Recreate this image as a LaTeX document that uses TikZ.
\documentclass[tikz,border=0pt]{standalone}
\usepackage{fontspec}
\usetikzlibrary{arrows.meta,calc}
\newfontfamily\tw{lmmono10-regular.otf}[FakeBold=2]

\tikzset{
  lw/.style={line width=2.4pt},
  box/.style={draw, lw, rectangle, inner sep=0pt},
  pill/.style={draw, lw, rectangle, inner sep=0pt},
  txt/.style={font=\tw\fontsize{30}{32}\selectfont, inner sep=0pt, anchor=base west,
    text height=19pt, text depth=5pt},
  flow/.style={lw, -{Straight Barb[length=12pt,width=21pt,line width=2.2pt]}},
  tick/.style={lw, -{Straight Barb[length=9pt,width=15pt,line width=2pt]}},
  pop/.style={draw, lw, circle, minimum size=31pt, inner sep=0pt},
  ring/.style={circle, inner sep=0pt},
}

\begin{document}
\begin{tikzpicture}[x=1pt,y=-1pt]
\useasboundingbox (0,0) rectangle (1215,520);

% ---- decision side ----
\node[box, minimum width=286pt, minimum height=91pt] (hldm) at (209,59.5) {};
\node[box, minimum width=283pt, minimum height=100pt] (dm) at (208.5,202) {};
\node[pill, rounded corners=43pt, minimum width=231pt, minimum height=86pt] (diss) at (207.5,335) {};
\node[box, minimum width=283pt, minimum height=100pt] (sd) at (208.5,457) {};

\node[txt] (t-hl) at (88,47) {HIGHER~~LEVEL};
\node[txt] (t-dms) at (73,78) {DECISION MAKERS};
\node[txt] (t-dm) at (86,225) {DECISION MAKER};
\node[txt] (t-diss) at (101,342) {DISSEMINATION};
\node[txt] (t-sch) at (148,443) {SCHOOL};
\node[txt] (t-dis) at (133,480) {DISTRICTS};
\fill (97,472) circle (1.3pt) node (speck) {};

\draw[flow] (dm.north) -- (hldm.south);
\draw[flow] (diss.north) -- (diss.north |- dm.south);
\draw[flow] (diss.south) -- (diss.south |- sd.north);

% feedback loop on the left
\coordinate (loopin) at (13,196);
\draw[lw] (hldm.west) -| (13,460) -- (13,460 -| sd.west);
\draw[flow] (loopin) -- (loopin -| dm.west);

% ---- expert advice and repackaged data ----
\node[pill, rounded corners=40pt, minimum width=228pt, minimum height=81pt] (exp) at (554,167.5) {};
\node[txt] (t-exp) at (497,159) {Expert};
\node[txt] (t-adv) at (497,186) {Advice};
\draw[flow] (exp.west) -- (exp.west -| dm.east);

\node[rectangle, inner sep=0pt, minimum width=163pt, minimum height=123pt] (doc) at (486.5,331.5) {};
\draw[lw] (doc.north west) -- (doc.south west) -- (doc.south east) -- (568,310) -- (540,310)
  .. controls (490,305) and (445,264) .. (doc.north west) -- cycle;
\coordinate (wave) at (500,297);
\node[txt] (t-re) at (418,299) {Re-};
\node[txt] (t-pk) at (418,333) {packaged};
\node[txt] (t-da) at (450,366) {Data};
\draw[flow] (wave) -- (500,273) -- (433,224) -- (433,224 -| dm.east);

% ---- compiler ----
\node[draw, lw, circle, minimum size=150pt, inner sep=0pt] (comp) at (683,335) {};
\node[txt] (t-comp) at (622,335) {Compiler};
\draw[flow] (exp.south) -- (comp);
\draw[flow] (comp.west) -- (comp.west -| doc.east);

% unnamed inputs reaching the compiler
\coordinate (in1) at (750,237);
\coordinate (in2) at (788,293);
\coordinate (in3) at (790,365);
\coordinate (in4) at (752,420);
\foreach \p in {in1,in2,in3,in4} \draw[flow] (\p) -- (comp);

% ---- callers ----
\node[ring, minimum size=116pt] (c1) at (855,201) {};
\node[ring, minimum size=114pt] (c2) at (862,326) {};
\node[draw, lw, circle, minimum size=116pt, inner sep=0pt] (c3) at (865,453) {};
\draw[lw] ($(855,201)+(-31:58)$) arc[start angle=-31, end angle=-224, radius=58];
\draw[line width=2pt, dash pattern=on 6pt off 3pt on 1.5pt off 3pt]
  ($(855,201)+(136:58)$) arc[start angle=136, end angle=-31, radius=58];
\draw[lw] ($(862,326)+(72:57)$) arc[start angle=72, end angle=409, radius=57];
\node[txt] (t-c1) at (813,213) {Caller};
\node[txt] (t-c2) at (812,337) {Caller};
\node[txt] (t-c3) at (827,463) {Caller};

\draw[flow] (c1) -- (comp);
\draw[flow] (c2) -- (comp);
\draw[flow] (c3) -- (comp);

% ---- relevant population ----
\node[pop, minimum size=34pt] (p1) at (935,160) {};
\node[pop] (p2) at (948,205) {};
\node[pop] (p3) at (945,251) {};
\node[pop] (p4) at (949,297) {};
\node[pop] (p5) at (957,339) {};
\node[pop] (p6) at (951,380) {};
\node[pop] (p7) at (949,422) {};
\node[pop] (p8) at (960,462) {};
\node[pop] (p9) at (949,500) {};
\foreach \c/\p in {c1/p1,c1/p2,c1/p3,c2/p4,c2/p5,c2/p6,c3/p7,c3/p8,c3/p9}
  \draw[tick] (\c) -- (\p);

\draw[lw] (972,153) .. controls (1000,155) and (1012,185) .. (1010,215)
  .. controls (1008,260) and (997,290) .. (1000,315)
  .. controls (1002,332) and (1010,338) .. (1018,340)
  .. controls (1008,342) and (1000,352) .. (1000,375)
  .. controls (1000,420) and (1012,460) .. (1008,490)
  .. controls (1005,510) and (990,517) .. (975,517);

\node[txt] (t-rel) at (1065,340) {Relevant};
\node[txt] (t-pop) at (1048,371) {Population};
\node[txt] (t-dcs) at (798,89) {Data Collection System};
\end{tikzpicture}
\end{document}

**Written exercise:** Extract all of the data shown above and repeat it verbatim.

**Answer below:**
Recreate this image as a LaTeX document that uses TikZ.
\documentclass[tikz,border=0pt]{standalone}
\usepackage{fontspec}
\usetikzlibrary{arrows.meta,calc}
\newfontfamily\tw{lmmono10-regular.otf}[FakeBold=2]

\tikzset{
  lw/.style={line width=2.4pt},
  box/.style={draw, lw, rectangle, inner sep=0pt},
  pill/.style={draw, lw, rectangle, inner sep=0pt},
  txt/.style={font=\tw\fontsize{30}{32}\selectfont, inner sep=0pt, anchor=base west,
    text height=19pt, text depth=5pt},
  flow/.style={lw, -{Straight Barb[length=12pt,width=21pt,line width=2.2pt]}},
  tick/.style={lw, -{Straight Barb[length=9pt,width=15pt,line width=2pt]}},
  pop/.style={draw, lw, circle, minimum size=31pt, inner sep=0pt},
  ring/.style={circle, inner sep=0pt},
}

\begin{document}
\begin{tikzpicture}[x=1pt,y=-1pt]
\useasboundingbox (0,0) rectangle (1215,520);

% ---- decision side ----
\node[box, minimum width=286pt, minimum height=91pt] (hldm) at (209,59.5) {};
\node[box, minimum width=283pt, minimum height=100pt] (dm) at (208.5,202) {};
\node[pill, rounded corners=43pt, minimum width=231pt, minimum height=86pt] (diss) at (207.5,335) {};
\node[box, minimum width=283pt, minimum height=100pt] (sd) at (208.5,457) {};

\node[txt] (t-hl) at (88,47) {HIGHER~~LEVEL};
\node[txt] (t-dms) at (73,78) {DECISION MAKERS};
\node[txt] (t-dm) at (86,225) {DECISION MAKER};
\node[txt] (t-diss) at (101,342) {DISSEMINATION};
\node[txt] (t-sch) at (148,443) {SCHOOL};
\node[txt] (t-dis) at (133,480) {DISTRICTS};
\fill (97,472) circle (1.3pt) node (speck) {};

\draw[flow] (dm.north) -- (hldm.south);
\draw[flow] (diss.north) -- (diss.north |- dm.south);
\draw[flow] (diss.south) -- (diss.south |- sd.north);

% feedback loop on the left
\coordinate (loopin) at (13,196);
\draw[lw] (hldm.west) -| (13,460) -- (13,460 -| sd.west);
\draw[flow] (loopin) -- (loopin -| dm.west);

% ---- expert advice and repackaged data ----
\node[pill, rounded corners=40pt, minimum width=228pt, minimum height=81pt] (exp) at (554,167.5) {};
\node[txt] (t-exp) at (497,159) {Expert};
\node[txt] (t-adv) at (497,186) {Advice};
\draw[flow] (exp.west) -- (exp.west -| dm.east);

\node[rectangle, inner sep=0pt, minimum width=163pt, minimum height=123pt] (doc) at (486.5,331.5) {};
\draw[lw] (doc.north west) -- (doc.south west) -- (doc.south east) -- (568,310) -- (540,310)
  .. controls (490,305) and (445,264) .. (doc.north west) -- cycle;
\coordinate (wave) at (500,297);
\node[txt] (t-re) at (418,299) {Re-};
\node[txt] (t-pk) at (418,333) {packaged};
\node[txt] (t-da) at (450,366) {Data};
\draw[flow] (wave) -- (500,273) -- (433,224) -- (433,224 -| dm.east);

% ---- compiler ----
\node[draw, lw, circle, minimum size=150pt, inner sep=0pt] (comp) at (683,335) {};
\node[txt] (t-comp) at (622,335) {Compiler};
\draw[flow] (exp.south) -- (comp);
\draw[flow] (comp.west) -- (comp.west -| doc.east);

% unnamed inputs reaching the compiler
\coordinate (in1) at (750,237);
\coordinate (in2) at (788,293);
\coordinate (in3) at (790,365);
\coordinate (in4) at (752,420);
\foreach \p in {in1,in2,in3,in4} \draw[flow] (\p) -- (comp);

% ---- callers ----
\node[ring, minimum size=116pt] (c1) at (855,201) {};
\node[ring, minimum size=114pt] (c2) at (862,326) {};
\node[draw, lw, circle, minimum size=116pt, inner sep=0pt] (c3) at (865,453) {};
\draw[lw] ($(855,201)+(-31:58)$) arc[start angle=-31, end angle=-224, radius=58];
\draw[line width=2pt, dash pattern=on 6pt off 3pt on 1.5pt off 3pt]
  ($(855,201)+(136:58)$) arc[start angle=136, end angle=-31, radius=58];
\draw[lw] ($(862,326)+(72:57)$) arc[start angle=72, end angle=409, radius=57];
\node[txt] (t-c1) at (813,213) {Caller};
\node[txt] (t-c2) at (812,337) {Caller};
\node[txt] (t-c3) at (827,463) {Caller};

\draw[flow] (c1) -- (comp);
\draw[flow] (c2) -- (comp);
\draw[flow] (c3) -- (comp);

% ---- relevant population ----
\node[pop, minimum size=34pt] (p1) at (935,160) {};
\node[pop] (p2) at (948,205) {};
\node[pop] (p3) at (945,251) {};
\node[pop] (p4) at (949,297) {};
\node[pop] (p5) at (957,339) {};
\node[pop] (p6) at (951,380) {};
\node[pop] (p7) at (949,422) {};
\node[pop] (p8) at (960,462) {};
\node[pop] (p9) at (949,500) {};
\foreach \c/\p in {c1/p1,c1/p2,c1/p3,c2/p4,c2/p5,c2/p6,c3/p7,c3/p8,c3/p9}
  \draw[tick] (\c) -- (\p);

\draw[lw] (972,153) .. controls (1000,155) and (1012,185) .. (1010,215)
  .. controls (1008,260) and (997,290) .. (1000,315)
  .. controls (1002,332) and (1010,338) .. (1018,340)
  .. controls (1008,342) and (1000,352) .. (1000,375)
  .. controls (1000,420) and (1012,460) .. (1008,490)
  .. controls (1005,510) and (990,517) .. (975,517);

\node[txt] (t-rel) at (1065,340) {Relevant};
\node[txt] (t-pop) at (1048,371) {Population};
\node[txt] (t-dcs) at (798,89) {Data Collection System};
\end{tikzpicture}
\end{document}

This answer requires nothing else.